* [Short problem]
Exclude the pictures, then copy all remaining records exactly.

* [Data supplied]
------------------------------------------------------------

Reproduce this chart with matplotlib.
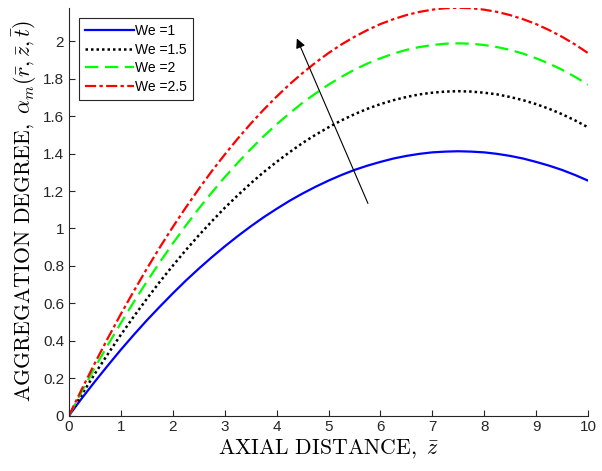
import matplotlib
matplotlib.use("Agg")
import matplotlib.pyplot as plt

# axial distance samples
z = [0, 0.25, 0.5, 0.75, 1, 1.25, 1.5, 1.75, 2, 2.25, 2.5, 2.75, 3, 3.25, 3.5, 3.75,
     4, 4.25, 4.5, 4.75, 5, 5.25, 5.5, 5.75, 6, 6.25, 6.5, 6.75, 7, 7.25, 7.5, 7.75,
     8, 8.25, 8.5, 8.75, 9, 9.25, 9.5, 9.75, 10]

# aggregation degree for each We
we_1 = [0, .093, .182, .268, .352, .432, .509, .582, .653, .721, .785, .846, .904, .959,
        1.011, 1.060, 1.105, 1.148, 1.187, 1.223, 1.256, 1.286, 1.313, 1.336, 1.356,
        1.374, 1.388, 1.399, 1.407, 1.411, 1.413, 1.411, 1.407, 1.399, 1.388, 1.374,
        1.356, 1.336, 1.313, 1.286, 1.256]
we_15 = [0, .114, .224, .329, .432, .530, .624, .715, .801, .884, .963, 1.038, 1.110,
         1.177, 1.241, 1.301, 1.356, 1.408, 1.457, 1.501, 1.541, 1.578, 1.611, 1.640,
         1.665, 1.686, 1.703, 1.717, 1.726, 1.732, 1.734, 1.732, 1.726, 1.717, 1.703,
         1.686, 1.665, 1.640, 1.611, 1.578, 1.541]
we_2 = [0, .130, .257, .378, .495, .608, .716, .820, .920, 1.015, 1.106, 1.192, 1.274,
        1.351, 1.424, 1.493, 1.557, 1.616, 1.672, 1.722, 1.769, 1.811, 1.849, 1.882,
        1.910, 1.935, 1.955, 1.970, 1.981, 1.988, 1.990, 1.988, 1.981, 1.970, 1.955,
        1.935, 1.910, 1.882, 1.849, 1.811, 1.769]
we_25 = [0, .143, .281, .414, .543, .666, .785, .899, 1.008, 1.112, 1.211, 1.306, 1.395,
         1.480, 1.560, 1.635, 1.705, 1.771, 1.831, 1.887, 1.938, 1.984, 2.025, 2.061,
         2.093, 2.119, 2.141, 2.158, 2.170, 2.178, 2.180, 2.178, 2.170, 2.158, 2.141,
         2.119, 2.093, 2.061, 2.025, 1.984, 1.938]

labels = ["We =1", "We =1.5", "We =2", "We =2.5"]

plt.rcParams["font.family"] = ["Liberation Sans", "DejaVu Sans"]
plt.rcParams["mathtext.fontset"] = "cm"

fig = plt.figure(figsize=(6.02, 4.71), dpi=100)
ax = fig.add_axes([69 / 602, 55.5 / 471, 519 / 602, 407.7 / 471])

ax.plot(z, we_1, color="#0000ff", lw=1.6, ls="-", label=labels[0])
ax.plot(z, we_15, color="black", lw=1.8, ls=(0, (1, 1.2)), label=labels[1])
ax.plot(z, we_2, color="#00ff00", lw=1.6, ls=(0, (6, 3)), label=labels[2])
ax.plot(z, we_25, color="#ff0000", lw=1.6, ls=(0, (5, 1.5, 1.5, 1.5)), label=labels[3])

# arrow showing increasing We
ax.annotate("", xy=(4.39, 2.016), xytext=(5.76, 1.134),
            arrowprops=dict(arrowstyle="-|>", color="black", lw=0.8,
                            mutation_scale=14, shrinkA=0, shrinkB=0))

ax.set_xlim(0, 10)
ax.set_ylim(0, 2.18)
ax.set_xticks(range(0, 11))
ax.set_yticks([0, 0.2, 0.4, 0.6, 0.8, 1, 1.2, 1.4, 1.6, 1.8, 2])
ax.set_yticklabels(["0", "0.2", "0.4", "0.6", "0.8", "1", "1.2", "1.4", "1.6", "1.8", "2"])
ax.tick_params(direction="in", labelsize=11, length=4, width=0.8, colors="#262626")
ax.spines["top"].set_visible(False)
ax.spines["right"].set_visible(False)
for s in ("left", "bottom"):
    ax.spines[s].set_color("#262626")
    ax.spines[s].set_linewidth(0.8)

ax.set_xlabel(r"$\mathrm{AXIAL\ DISTANCE,}\ \bar{z}$", fontsize=15.7, labelpad=2)
ax.set_ylabel(r"$\mathrm{AGGREGATION\ DEGREE,}\ \alpha_m(\bar{r},\bar{z},\bar{t})$",
              fontsize=15.7, labelpad=3)

leg = ax.legend(loc="upper left", bbox_to_anchor=(10 / 519, 1 - 10 / 407.7), fontsize=10,
                handlelength=3.5, handletextpad=0.1, borderpad=0.45, labelspacing=0.33,
                borderaxespad=0, fancybox=False, framealpha=1, edgecolor="#262626")
leg.get_frame().set_linewidth(0.8)

fig.savefig("out.png", dpi=100)
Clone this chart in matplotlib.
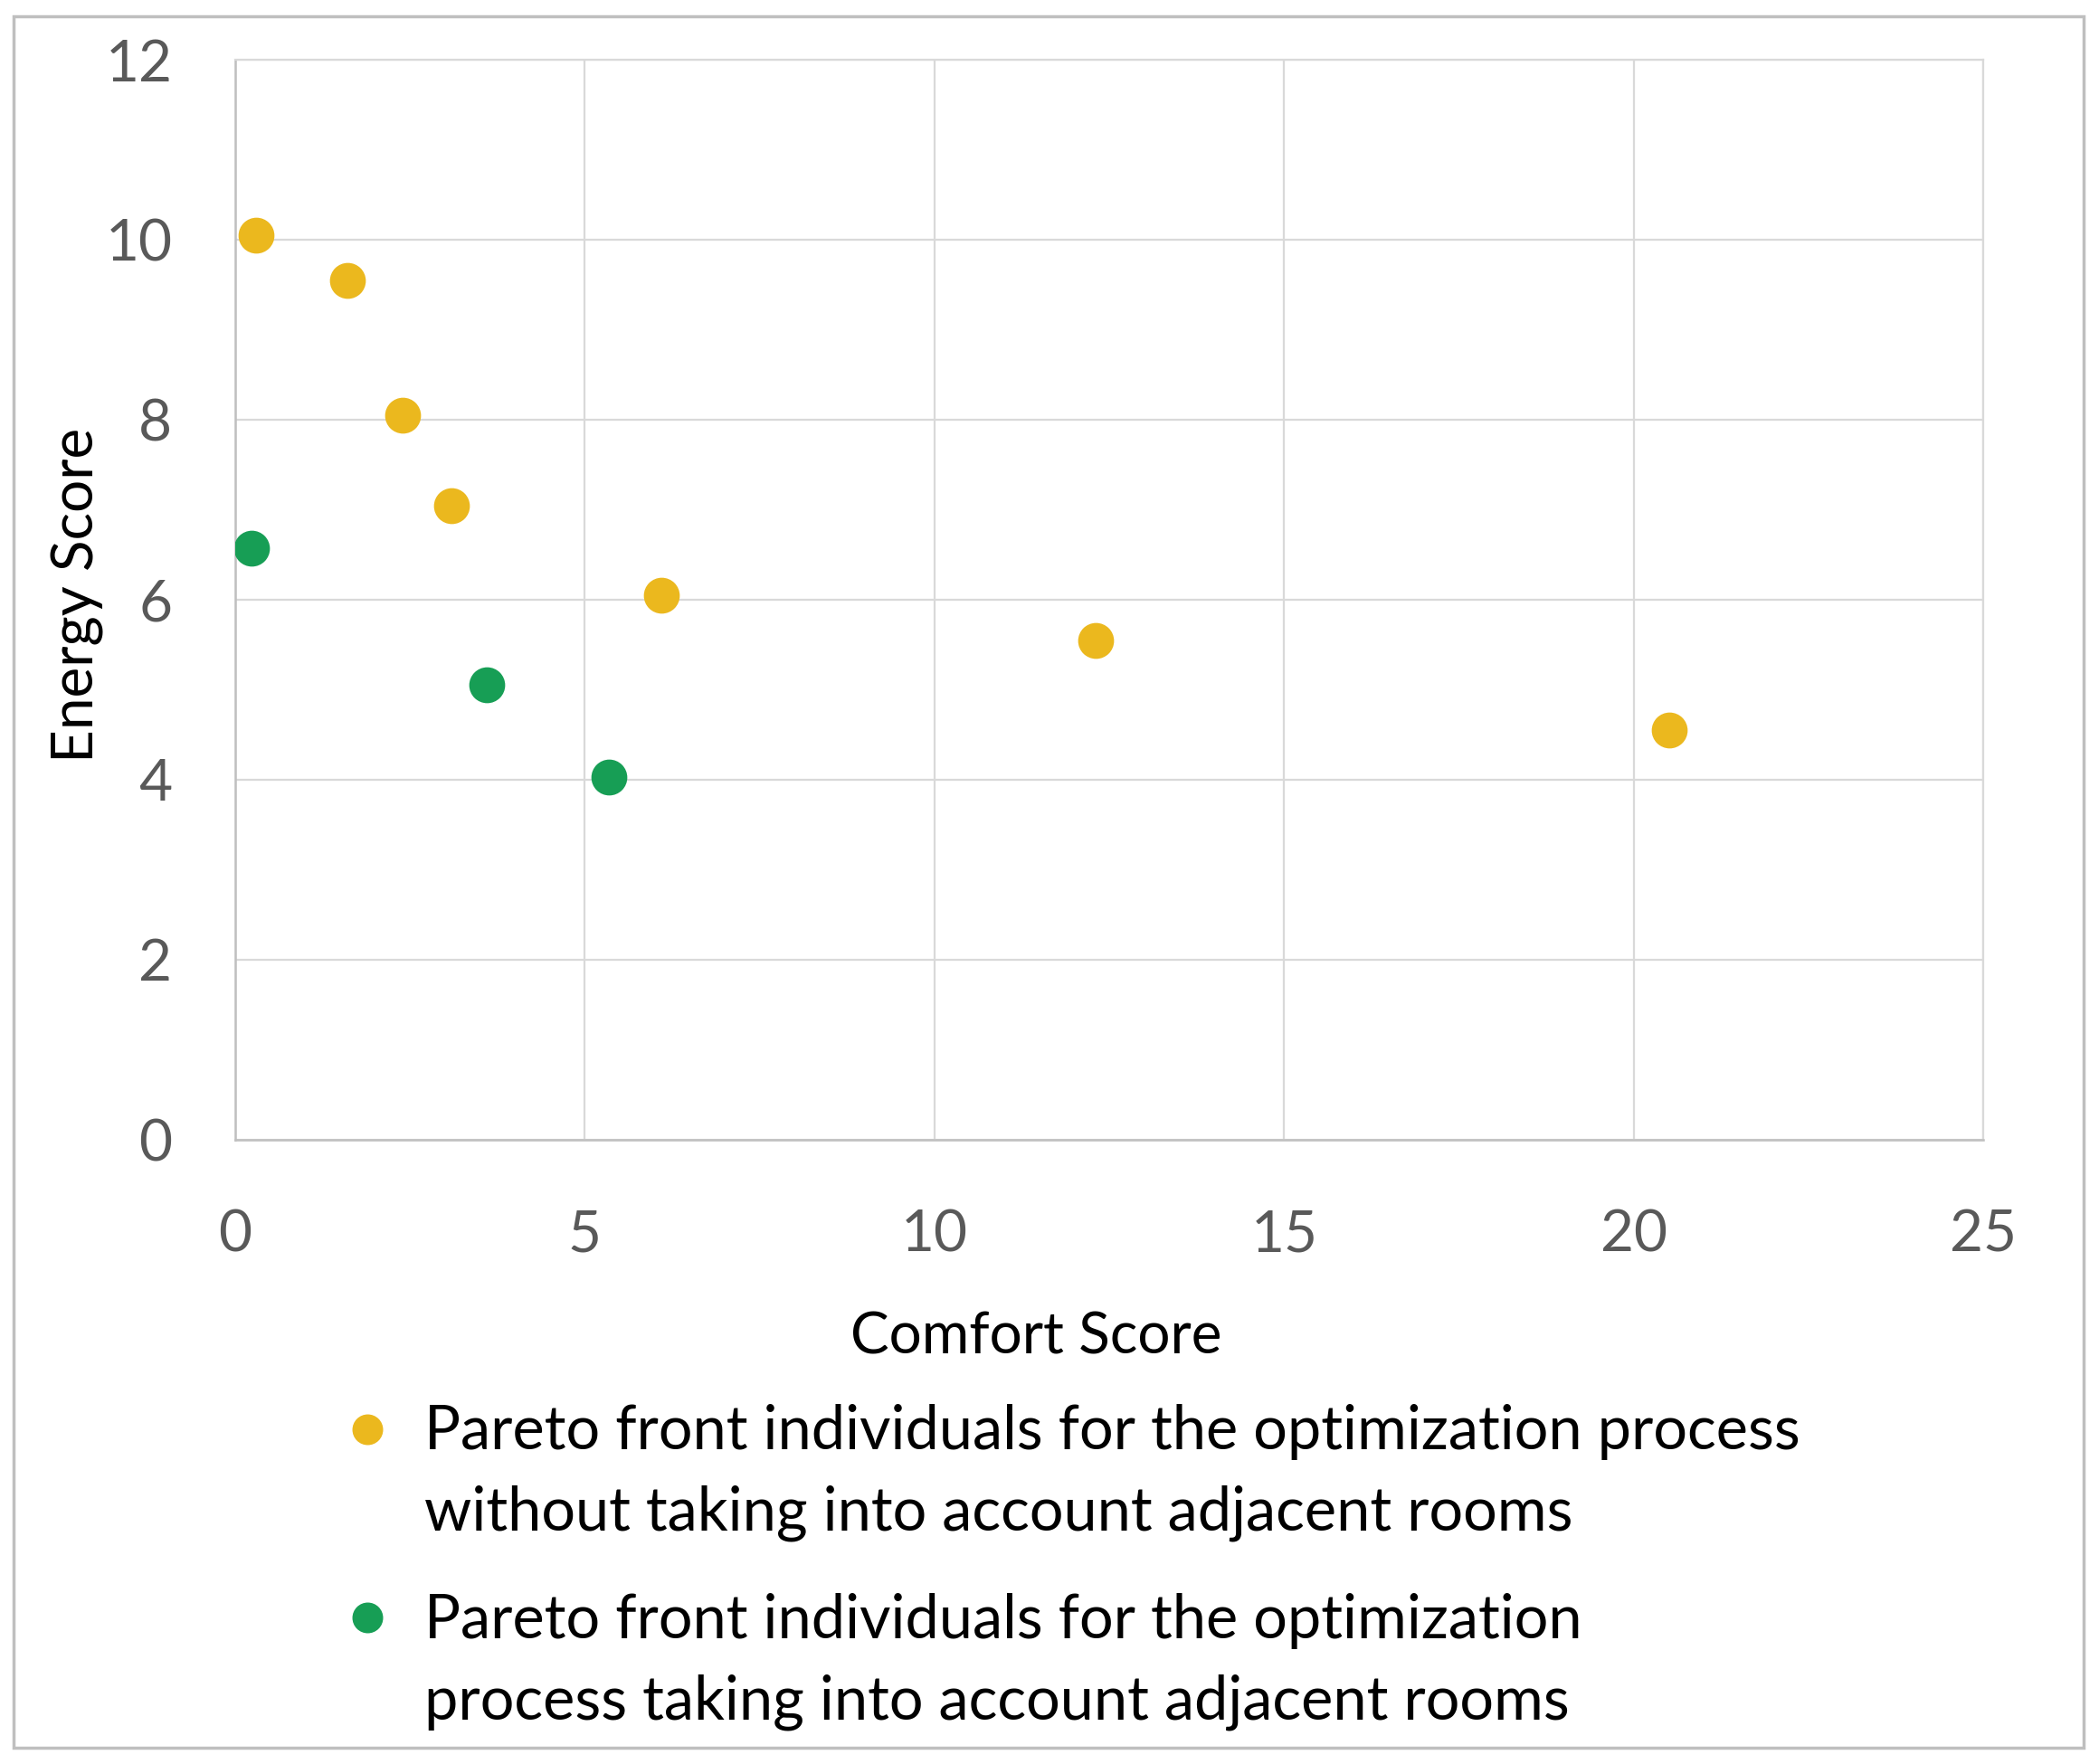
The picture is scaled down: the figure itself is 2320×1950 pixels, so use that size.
import matplotlib
matplotlib.use("Agg")
import matplotlib.pyplot as plt
from matplotlib.patches import Rectangle
from matplotlib.legend_handler import HandlerPathCollection
from matplotlib.collections import PathCollection

# Data
comfort_without = [0.3, 1.6, 2.4, 3.1, 6.1, 12.3, 20.5]
energy_without = [10.05, 9.55, 8.05, 7.05, 6.05, 5.55, 4.55]
comfort_with = [0.23, 3.6, 5.35]
energy_with = [6.57, 5.05, 4.03]

label_without = "Pareto front individuals for the optimization process\nwithout taking into account adjacent rooms"
label_with = "Pareto front individuals for the optimization\nprocess taking into account adjacent rooms"

x_ticks = [0, 5, 10, 15, 20, 25]
y_ticks = [0, 2, 4, 6, 8, 10, 12]

yellow = "#EBB81E"
green = "#179E55"

plt.rcParams['font.family'] = ['Lato', 'DejaVu Sans']

fig = plt.figure(figsize=(23.2, 19.5), dpi=100)
ax = fig.add_axes([0.112, 0.354, 0.833, 0.612])

s1 = ax.scatter(comfort_without, energy_without, s=760, color=yellow, zorder=3, label=label_without)
s2 = ax.scatter(comfort_with, energy_with, s=760, color=green, zorder=3, label=label_with)

ax.set_xlim(0, 25)
ax.set_ylim(0, 12)
ax.set_xticks(x_ticks)
ax.set_yticks(y_ticks)
ax.tick_params(axis='both', length=0, labelsize=46, labelcolor='#595959')
ax.tick_params(axis='x', pad=55)
ax.tick_params(axis='y', pad=50)
ax.grid(True, color='#D9D9D9', linewidth=1.6, zorder=0)
ax.set_axisbelow(True)
for side in ['left', 'bottom']:
    ax.spines[side].set_color('#BFBFBF')
    ax.spines[side].set_linewidth(1.8)
for side in ['top', 'right']:
    ax.spines[side].set_color('#D9D9D9')
    ax.spines[side].set_linewidth(1.6)

ax.set_xlabel('Comfort Score', fontsize=46, color='black')
ax.set_ylabel('Energy Score', fontsize=46, color='black')
ax.xaxis.set_label_coords(0.458, -0.159)
ax.yaxis.set_label_coords(-0.075, 0.504)

# legend markers sit at the first text line
hmap = {PathCollection: HandlerPathCollection(yoffsets=[1.58])}
leg = fig.legend(handles=[s1, s2], loc='upper left', bbox_to_anchor=(0.149, 0.221),
                 frameon=False, fontsize=48, markerscale=0.85, handletextpad=0.55,
                 labelspacing=0.85, handlelength=0.8, borderpad=0, handler_map=hmap)
for t in leg.get_texts():
    t.set_linespacing(1.55)

# outer frame
fig.patches.append(Rectangle((0.0065, 0.0092), 0.986, 0.9815, transform=fig.transFigure,
                             fill=False, edgecolor='#BFBFBF', linewidth=2.5))

fig.savefig('out.png', dpi=100, facecolor='white')
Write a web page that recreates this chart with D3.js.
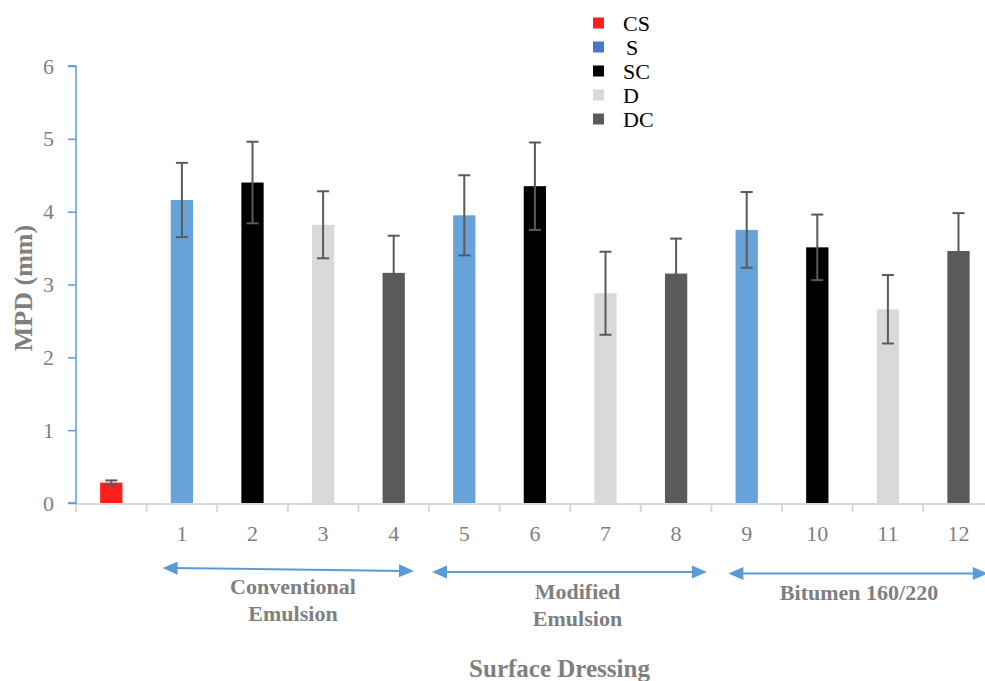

------------------------------------------------------------

* [Full response]
Reproduce this chart with matplotlib.
import matplotlib
matplotlib.use("Agg")
import matplotlib.pyplot as plt

# axial distance samples
z = [0, 0.25, 0.5, 0.75, 1, 1.25, 1.5, 1.75, 2, 2.25, 2.5, 2.75, 3, 3.25, 3.5, 3.75,
     4, 4.25, 4.5, 4.75, 5, 5.25, 5.5, 5.75, 6, 6.25, 6.5, 6.75, 7, 7.25, 7.5, 7.75,
     8, 8.25, 8.5, 8.75, 9, 9.25, 9.5, 9.75, 10]

# aggregation degree for each We
we_1 = [0, .093, .182, .268, .352, .432, .509, .582, .653, .721, .785, .846, .904, .959,
        1.011, 1.060, 1.105, 1.148, 1.187, 1.223, 1.256, 1.286, 1.313, 1.336, 1.356,
        1.374, 1.388, 1.399, 1.407, 1.411, 1.413, 1.411, 1.407, 1.399, 1.388, 1.374,
        1.356, 1.336, 1.313, 1.286, 1.256]
we_15 = [0, .114, .224, .329, .432, .530, .624, .715, .801, .884, .963, 1.038, 1.110,
         1.177, 1.241, 1.301, 1.356, 1.408, 1.457, 1.501, 1.541, 1.578, 1.611, 1.640,
         1.665, 1.686, 1.703, 1.717, 1.726, 1.732, 1.734, 1.732, 1.726, 1.717, 1.703,
         1.686, 1.665, 1.640, 1.611, 1.578, 1.541]
we_2 = [0, .130, .257, .378, .495, .608, .716, .820, .920, 1.015, 1.106, 1.192, 1.274,
        1.351, 1.424, 1.493, 1.557, 1.616, 1.672, 1.722, 1.769, 1.811, 1.849, 1.882,
        1.910, 1.935, 1.955, 1.970, 1.981, 1.988, 1.990, 1.988, 1.981, 1.970, 1.955,
        1.935, 1.910, 1.882, 1.849, 1.811, 1.769]
we_25 = [0, .143, .281, .414, .543, .666, .785, .899, 1.008, 1.112, 1.211, 1.306, 1.395,
         1.480, 1.560, 1.635, 1.705, 1.771, 1.831, 1.887, 1.938, 1.984, 2.025, 2.061,
         2.093, 2.119, 2.141, 2.158, 2.170, 2.178, 2.180, 2.178, 2.170, 2.158, 2.141,
         2.119, 2.093, 2.061, 2.025, 1.984, 1.938]

labels = ["We =1", "We =1.5", "We =2", "We =2.5"]

plt.rcParams["font.family"] = ["Liberation Sans", "DejaVu Sans"]
plt.rcParams["mathtext.fontset"] = "cm"

fig = plt.figure(figsize=(6.02, 4.71), dpi=100)
ax = fig.add_axes([69 / 602, 55.5 / 471, 519 / 602, 407.7 / 471])

ax.plot(z, we_1, color="#0000ff", lw=1.6, ls="-", label=labels[0])
ax.plot(z, we_15, color="black", lw=1.8, ls=(0, (1, 1.2)), label=labels[1])
ax.plot(z, we_2, color="#00ff00", lw=1.6, ls=(0, (6, 3)), label=labels[2])
ax.plot(z, we_25, color="#ff0000", lw=1.6, ls=(0, (5, 1.5, 1.5, 1.5)), label=labels[3])

# arrow showing increasing We
ax.annotate("", xy=(4.39, 2.016), xytext=(5.76, 1.134),
            arrowprops=dict(arrowstyle="-|>", color="black", lw=0.8,
                            mutation_scale=14, shrinkA=0, shrinkB=0))

ax.set_xlim(0, 10)
ax.set_ylim(0, 2.18)
ax.set_xticks(range(0, 11))
ax.set_yticks([0, 0.2, 0.4, 0.6, 0.8, 1, 1.2, 1.4, 1.6, 1.8, 2])
ax.set_yticklabels(["0", "0.2", "0.4", "0.6", "0.8", "1", "1.2", "1.4", "1.6", "1.8", "2"])
ax.tick_params(direction="in", labelsize=11, length=4, width=0.8, colors="#262626")
ax.spines["top"].set_visible(False)
ax.spines["right"].set_visible(False)
for s in ("left", "bottom"):
    ax.spines[s].set_color("#262626")
    ax.spines[s].set_linewidth(0.8)

ax.set_xlabel(r"$\mathrm{AXIAL\ DISTANCE,}\ \bar{z}$", fontsize=15.7, labelpad=2)
ax.set_ylabel(r"$\mathrm{AGGREGATION\ DEGREE,}\ \alpha_m(\bar{r},\bar{z},\bar{t})$",
              fontsize=15.7, labelpad=3)

leg = ax.legend(loc="upper left", bbox_to_anchor=(10 / 519, 1 - 10 / 407.7), fontsize=10,
                handlelength=3.5, handletextpad=0.1, borderpad=0.45, labelspacing=0.33,
                borderaxespad=0, fancybox=False, framealpha=1, edgecolor="#262626")
leg.get_frame().set_linewidth(0.8)

fig.savefig("out.png", dpi=100)
Clone this chart in matplotlib.
The picture is scaled down: the figure itself is 2320×1950 pixels, so use that size.
import matplotlib
matplotlib.use("Agg")
import matplotlib.pyplot as plt
from matplotlib.patches import Rectangle
from matplotlib.legend_handler import HandlerPathCollection
from matplotlib.collections import PathCollection

# Data
comfort_without = [0.3, 1.6, 2.4, 3.1, 6.1, 12.3, 20.5]
energy_without = [10.05, 9.55, 8.05, 7.05, 6.05, 5.55, 4.55]
comfort_with = [0.23, 3.6, 5.35]
energy_with = [6.57, 5.05, 4.03]

label_without = "Pareto front individuals for the optimization process\nwithout taking into account adjacent rooms"
label_with = "Pareto front individuals for the optimization\nprocess taking into account adjacent rooms"

x_ticks = [0, 5, 10, 15, 20, 25]
y_ticks = [0, 2, 4, 6, 8, 10, 12]

yellow = "#EBB81E"
green = "#179E55"

plt.rcParams['font.family'] = ['Lato', 'DejaVu Sans']

fig = plt.figure(figsize=(23.2, 19.5), dpi=100)
ax = fig.add_axes([0.112, 0.354, 0.833, 0.612])

s1 = ax.scatter(comfort_without, energy_without, s=760, color=yellow, zorder=3, label=label_without)
s2 = ax.scatter(comfort_with, energy_with, s=760, color=green, zorder=3, label=label_with)

ax.set_xlim(0, 25)
ax.set_ylim(0, 12)
ax.set_xticks(x_ticks)
ax.set_yticks(y_ticks)
ax.tick_params(axis='both', length=0, labelsize=46, labelcolor='#595959')
ax.tick_params(axis='x', pad=55)
ax.tick_params(axis='y', pad=50)
ax.grid(True, color='#D9D9D9', linewidth=1.6, zorder=0)
ax.set_axisbelow(True)
for side in ['left', 'bottom']:
    ax.spines[side].set_color('#BFBFBF')
    ax.spines[side].set_linewidth(1.8)
for side in ['top', 'right']:
    ax.spines[side].set_color('#D9D9D9')
    ax.spines[side].set_linewidth(1.6)

ax.set_xlabel('Comfort Score', fontsize=46, color='black')
ax.set_ylabel('Energy Score', fontsize=46, color='black')
ax.xaxis.set_label_coords(0.458, -0.159)
ax.yaxis.set_label_coords(-0.075, 0.504)

# legend markers sit at the first text line
hmap = {PathCollection: HandlerPathCollection(yoffsets=[1.58])}
leg = fig.legend(handles=[s1, s2], loc='upper left', bbox_to_anchor=(0.149, 0.221),
                 frameon=False, fontsize=48, markerscale=0.85, handletextpad=0.55,
                 labelspacing=0.85, handlelength=0.8, borderpad=0, handler_map=hmap)
for t in leg.get_texts():
    t.set_linespacing(1.55)

# outer frame
fig.patches.append(Rectangle((0.0065, 0.0092), 0.986, 0.9815, transform=fig.transFigure,
                             fill=False, edgecolor='#BFBFBF', linewidth=2.5))

fig.savefig('out.png', dpi=100, facecolor='white')
Write a web page that recreates this chart with D3.js.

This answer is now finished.